A new study published in the British Medical Journal reports on the risks of negative mental health outcomes in patients who had COVID-19 infection.
Researchers compared information from patients who survived SARS-CoV-2 infection with a group of people who had not been infected with the virus. The researchers also compared this information with a ‘historical control’ group – information from a group of people that was collected prior to the COVID-19 pandemic. This group was used to compare mental health outcomes to people who had not experienced the pandemic.
The study reported that patients with COVID-19 had an increase in the risk of mental health disorders, which included anxiety, depressive disorders, stress and adjustment disorders, opioid and other substance use disorders, neurocognitive or sleep problems. The risks were noted to be higher in patients who were admitted to hospital.

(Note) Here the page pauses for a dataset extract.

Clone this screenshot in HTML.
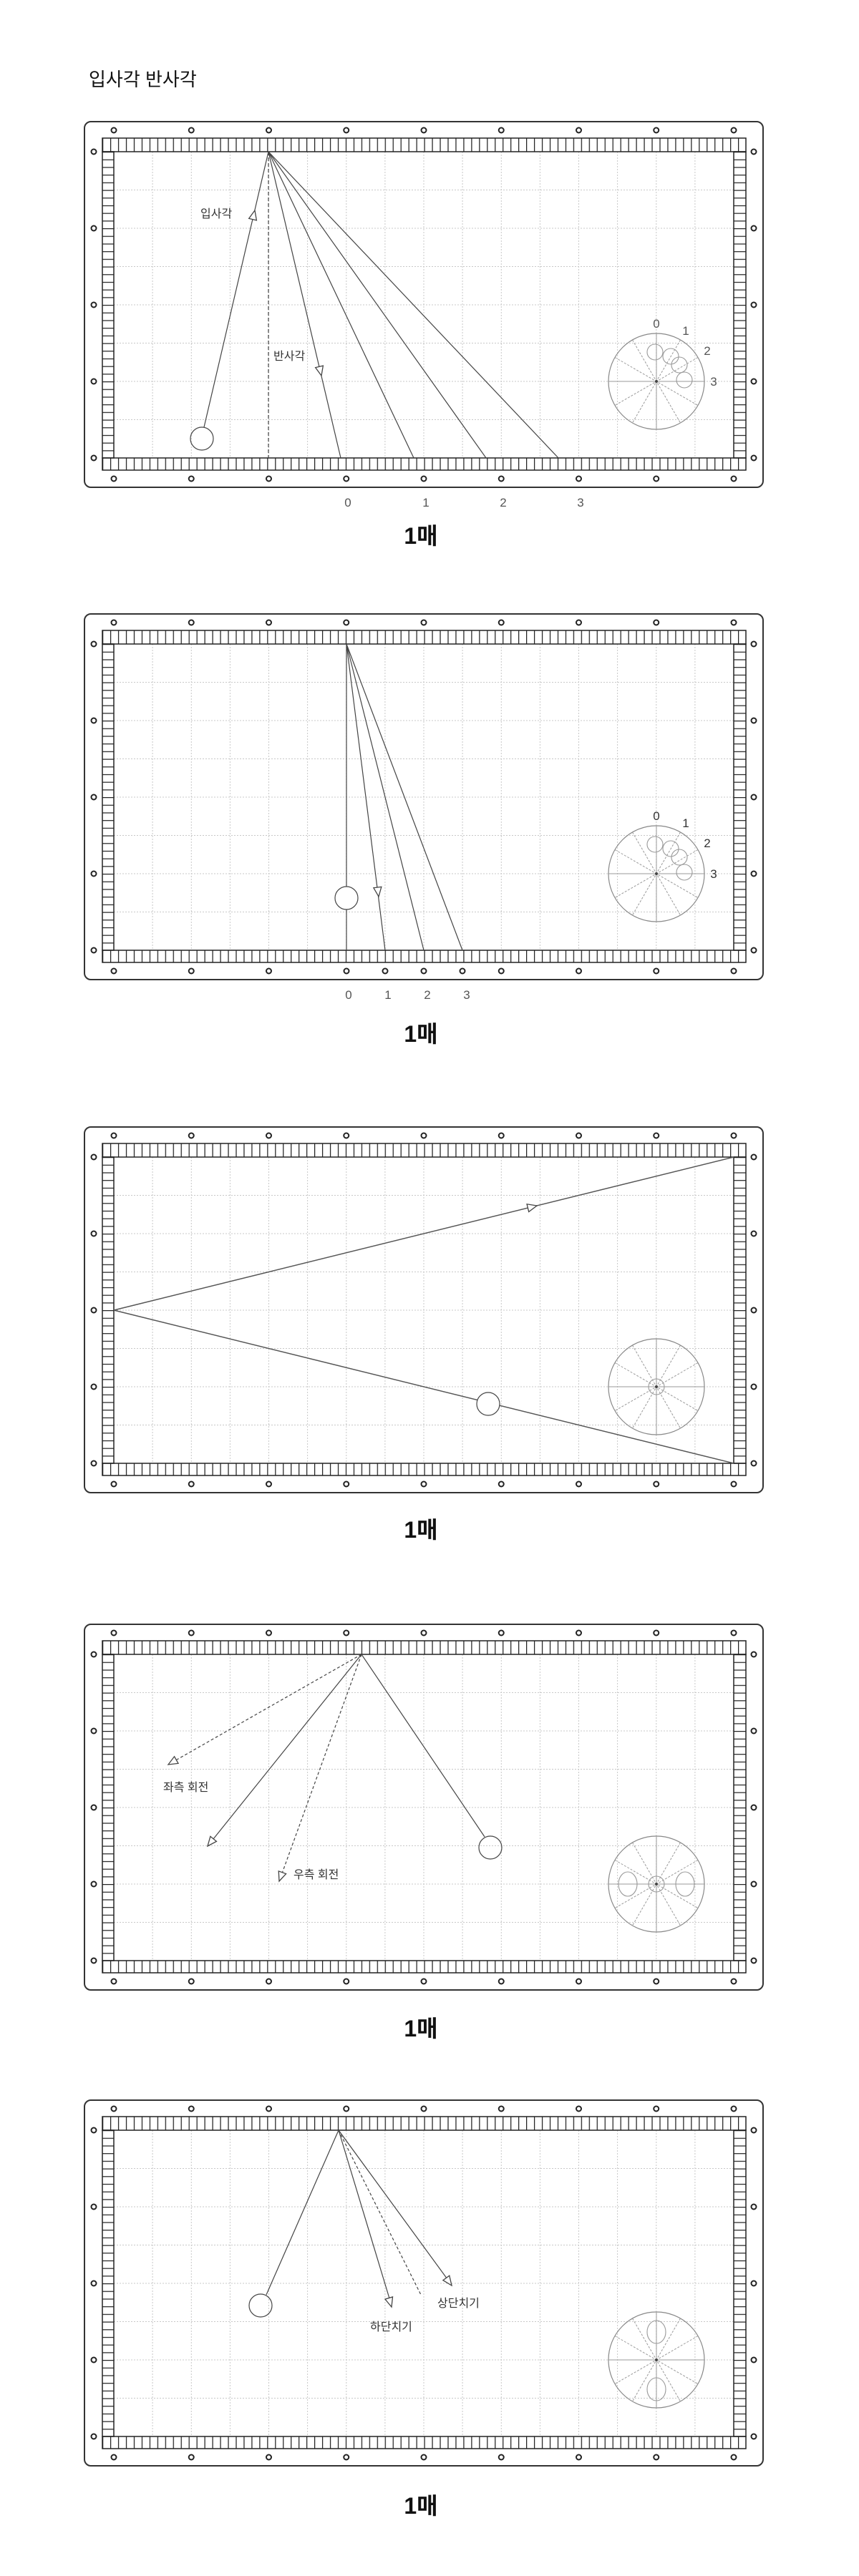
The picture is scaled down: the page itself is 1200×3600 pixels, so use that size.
<!DOCTYPE html>
<html><head><meta charset="utf-8">
<style>
html,body{margin:0;padding:0;background:#fff;}
svg{display:block;}
.lbl{font-family:"Liberation Sans","Noto Sans CJK KR",sans-serif;fill:#333;font-size:16px;}
.num{font-family:"Liberation Sans","Noto Sans CJK KR",sans-serif;fill:#555;font-size:17px;text-anchor:middle;}
.big{font-family:"Liberation Sans","Noto Sans CJK KR",sans-serif;fill:#111;font-size:32px;font-weight:bold;text-anchor:middle;}
</style></head>
<body>
<svg width="1200" height="3600" viewBox="0 0 1200 3600" xmlns="http://www.w3.org/2000/svg">
<defs>
<pattern id="pv" patternUnits="userSpaceOnUse" width="10.963" height="40" x="143" y="0">
  <line x1="0.6" y1="0" x2="0.6" y2="40" stroke="#222" stroke-width="1.3"/>
</pattern>
<pattern id="ph" patternUnits="userSpaceOnUse" width="40" height="10.7" x="0" y="42">
  <line x1="0" y1="0.6" x2="40" y2="0.6" stroke="#222" stroke-width="1.3"/>
</pattern>
<g id="table">
  <rect x="118" y="0" width="948" height="511" rx="9" fill="#fff" stroke="#333" stroke-width="2"/>
  <path d="M213.1 42V470M267.3 42V470M321.4 42V470M375.5 42V470M429.6 42V470M483.8 42V470M537.9 42V470M592 42V470M646.1 42V470M700.3 42V470M754.4 42V470M808.5 42V470M862.6 42V470M916.8 42V470M970.9 42V470M159 95.5H1025M159 149H1025M159 202.5H1025M159 256H1025M159 309.5H1025M159 363H1025M159 416.5H1025" stroke="#c8c8c8" stroke-width="1" stroke-dasharray="2 2" fill="none"/>
  <rect x="143" y="23" width="899" height="19" fill="url(#pv)" stroke="#222" stroke-width="1.5"/>
  <rect x="143" y="470" width="899" height="17" fill="url(#pv)" stroke="#222" stroke-width="1.5"/>
  <rect x="143" y="42" width="16" height="428" fill="url(#ph)" stroke="#222" stroke-width="1.5"/>
  <rect x="1025" y="42" width="17" height="428" fill="url(#ph)" stroke="#222" stroke-width="1.5"/>
  <g fill="none" stroke="#222" stroke-width="2">
    <circle cx="159" cy="12" r="3.5"/><circle cx="267.25" cy="12" r="3.5"/><circle cx="375.5" cy="12" r="3.5"/><circle cx="483.75" cy="12" r="3.5"/><circle cx="592" cy="12" r="3.5"/><circle cx="700.25" cy="12" r="3.5"/><circle cx="808.5" cy="12" r="3.5"/><circle cx="916.75" cy="12" r="3.5"/><circle cx="1025" cy="12" r="3.5"/>
    <circle cx="131" cy="42" r="3.5"/><circle cx="131" cy="149" r="3.5"/><circle cx="131" cy="256" r="3.5"/><circle cx="131" cy="363" r="3.5"/><circle cx="131" cy="470" r="3.5"/>
    <circle cx="1053" cy="42" r="3.5"/><circle cx="1053" cy="149" r="3.5"/><circle cx="1053" cy="256" r="3.5"/><circle cx="1053" cy="363" r="3.5"/><circle cx="1053" cy="470" r="3.5"/>
  </g>
</g>
<g id="bdots" fill="none" stroke="#222" stroke-width="2">
  <circle cx="159" cy="499" r="3.5"/><circle cx="267.25" cy="499" r="3.5"/><circle cx="375.5" cy="499" r="3.5"/><circle cx="483.75" cy="499" r="3.5"/><circle cx="592" cy="499" r="3.5"/><circle cx="700.25" cy="499" r="3.5"/><circle cx="808.5" cy="499" r="3.5"/><circle cx="916.75" cy="499" r="3.5"/><circle cx="1025" cy="499" r="3.5"/>
</g>
<g id="spin">
  <circle cx="0" cy="0" r="67" fill="none" stroke="#888" stroke-width="1.2"/>
  <path d="M0 -67V67M-67 0H67" stroke="#999" stroke-width="1"/>
  <path d="M-58 -33.5L58 33.5M-33.5 -58L33.5 58M58 -33.5L-58 33.5M33.5 -58L-33.5 58" stroke="#999" stroke-width="1" stroke-dasharray="3 2"/>
  <circle cx="0" cy="0" r="2" fill="#444"/>
</g>
<polygon id="ah" points="0,0 -13,-5.5 -13,5.5" fill="#fff" stroke="#444" stroke-width="1.3"/>
</defs>

<text x="124" y="120" style="font-family:'Liberation Sans','Noto Sans CJK KR',sans-serif;font-size:26px;fill:#111;">입사각 반사각</text>

<!-- TABLE 1 -->
<use href="#table" transform="translate(0,170)"/>
<use href="#bdots" transform="translate(0,170)"/>
<g stroke="#444" stroke-width="1.2" fill="none">
  <line x1="375" y1="212" x2="375" y2="640" stroke-dasharray="5 3"/>
  <line x1="285" y1="597" x2="375" y2="212"/>
  <line x1="375" y1="212" x2="476" y2="640"/>
  <line x1="375" y1="212" x2="578" y2="640"/>
  <line x1="375" y1="212" x2="679" y2="640"/>
  <line x1="375" y1="212" x2="780" y2="640"/>
  <circle cx="282" cy="613" r="16"/>
</g>
<use href="#ah" transform="translate(356,294) rotate(-76.8)"/>
<use href="#ah" transform="translate(449,525) rotate(76.7)"/>
<text class="lbl" x="280" y="304">입사각</text>
<text class="lbl" x="382" y="503">반사각</text>
<use href="#spin" transform="translate(917,533)"/>
<g fill="none" stroke="#999" stroke-width="1.1">
  <circle cx="915" cy="492" r="11"/><circle cx="937" cy="498" r="11"/><circle cx="949" cy="510" r="11"/><circle cx="956" cy="531" r="11"/>
</g>
<g class="num" style="fill:#333"><text x="917" y="458" class="num">0</text><text x="958" y="468" class="num">1</text><text x="988" y="496" class="num">2</text><text x="997" y="539" class="num">3</text></g>
<text class="num" x="486" y="708">0</text><text class="num" x="595" y="708">1</text><text class="num" x="703" y="708">2</text><text class="num" x="811" y="708">3</text>
<text class="big" x="588" y="760">1매</text>

<!-- TABLE 2 -->
<use href="#table" transform="translate(0,858)"/>
<g fill="none" stroke="#222" stroke-width="2">
  <circle cx="159" cy="1357" r="3.5"/><circle cx="267.25" cy="1357" r="3.5"/><circle cx="375.5" cy="1357" r="3.5"/><circle cx="484" cy="1357" r="3.5"/><circle cx="538" cy="1357" r="3.5"/><circle cx="592" cy="1357" r="3.5"/><circle cx="646" cy="1357" r="3.5"/><circle cx="700.25" cy="1357" r="3.5"/><circle cx="808.5" cy="1357" r="3.5"/><circle cx="916.75" cy="1357" r="3.5"/><circle cx="1025" cy="1357" r="3.5"/>
</g>
<g stroke="#444" stroke-width="1.2" fill="none">
  <line x1="484" y1="900" x2="484" y2="1328"/>
  <line x1="484" y1="900" x2="538" y2="1328"/>
  <line x1="484" y1="900" x2="592" y2="1328"/>
  <line x1="484" y1="900" x2="646" y2="1328"/>
  <circle cx="484" cy="1255" r="16" fill="#fff"/>
</g>
<use href="#ah" transform="translate(529,1253) rotate(82.8)"/>
<use href="#spin" transform="translate(917,1221)"/>
<g fill="none" stroke="#999" stroke-width="1.1">
  <circle cx="915" cy="1180" r="11"/><circle cx="937" cy="1186" r="11"/><circle cx="949" cy="1198" r="11"/><circle cx="956" cy="1219" r="11"/>
</g>
<text x="917" y="1146" class="num" style="fill:#333">0</text><text x="958" y="1156" class="num" style="fill:#333">1</text><text x="988" y="1184" class="num" style="fill:#333">2</text><text x="997" y="1227" class="num" style="fill:#333">3</text>
<text class="num" x="487" y="1396">0</text><text class="num" x="542" y="1396">1</text><text class="num" x="597" y="1396">2</text><text class="num" x="652" y="1396">3</text>
<text class="big" x="588" y="1456">1매</text>

<!-- TABLE 3 -->
<use href="#table" transform="translate(0,1575)"/>
<use href="#bdots" transform="translate(0,1575)"/>
<g stroke="#555" stroke-width="1.5" fill="none">
  <line x1="159" y1="1831" x2="1025" y2="1617"/>
  <line x1="159" y1="1831" x2="1025" y2="2045"/>
  <circle cx="682" cy="1962" r="16" fill="#fff" stroke="#444" stroke-width="1.2"/>
</g>
<use href="#ah" transform="translate(750,1685) rotate(-13.9)"/>
<use href="#spin" transform="translate(917,1938)"/>
<circle cx="917" cy="1938" r="11" fill="none" stroke="#999" stroke-width="1.1"/>
<text class="big" x="588" y="2149">1매</text>

<!-- TABLE 4 -->
<use href="#table" transform="translate(0,2270)"/>
<use href="#bdots" transform="translate(0,2270)"/>
<g stroke="#444" stroke-width="1.2" fill="none">
  <line x1="505" y1="2312" x2="677" y2="2567"/>
  <line x1="505" y1="2312" x2="290" y2="2580"/>
  <line x1="505" y1="2312" x2="235" y2="2466" stroke-dasharray="4 3"/>
  <line x1="505" y1="2312" x2="390" y2="2629" stroke-dasharray="4 3"/>
  <circle cx="685" cy="2582" r="16"/>
</g>
<use href="#ah" transform="translate(290,2580) rotate(128.9)"/>
<use href="#ah" transform="translate(235,2466) rotate(150.3)"/>
<use href="#ah" transform="translate(390,2629) rotate(109.9)"/>
<text class="lbl" x="228" y="2503">좌측 회전</text>
<text class="lbl" x="410" y="2625">우측 회전</text>
<use href="#spin" transform="translate(917,2633)"/>
<g fill="none" stroke="#999" stroke-width="1.1">
  <circle cx="917" cy="2633" r="11"/><ellipse cx="877" cy="2633" rx="13" ry="17"/><ellipse cx="957" cy="2633" rx="13" ry="17"/>
</g>
<text class="big" x="588" y="2846">1매</text>

<!-- TABLE 5 -->
<use href="#table" transform="translate(0,2935)"/>
<use href="#bdots" transform="translate(0,2935)"/>
<g stroke="#444" stroke-width="1.2" fill="none">
  <line x1="473" y1="2977" x2="372" y2="3207"/>
  <line x1="473" y1="2977" x2="547" y2="3222"/>
  <line x1="473" y1="2977" x2="630" y2="3192"/>
  <line x1="473" y1="2977" x2="588" y2="3207" stroke-dasharray="4 3"/>
  <circle cx="364" cy="3222" r="16"/>
</g>
<use href="#ah" transform="translate(547,3224) rotate(73.2)"/>
<use href="#ah" transform="translate(631,3194) rotate(53.9)"/>
<text class="lbl" x="611" y="3224">상단치기</text>
<text class="lbl" x="517" y="3257">하단치기</text>
<use href="#spin" transform="translate(917,3298)"/>
<g fill="none" stroke="#999" stroke-width="1.1">
  <ellipse cx="917" cy="3259" rx="13" ry="16"/><ellipse cx="917" cy="3339" rx="13" ry="16"/>
</g>
<text class="big" x="588" y="3513">1매</text>
</svg>
</body></html>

The researchers then compared the patients who recovered from COVID-19 with patients who recovered from seasonal flu. They found that COVID-19 infection was associated with an increase in the risk of mental health outcomes compared with seasonal flu. These results were true regardless of whether or not patients were admitted to hospital with COVID-19.
According to the researchers, the “results should be used to promote awareness of the increased risk of mental health disorders among survivors of acute covid-19 and call for the integration of mental healthcare as a core component of post-acute covid-19 care strategies. International bodies, national governments, and health systems must develop and implement strategies for early identification and treatment of affected individuals.”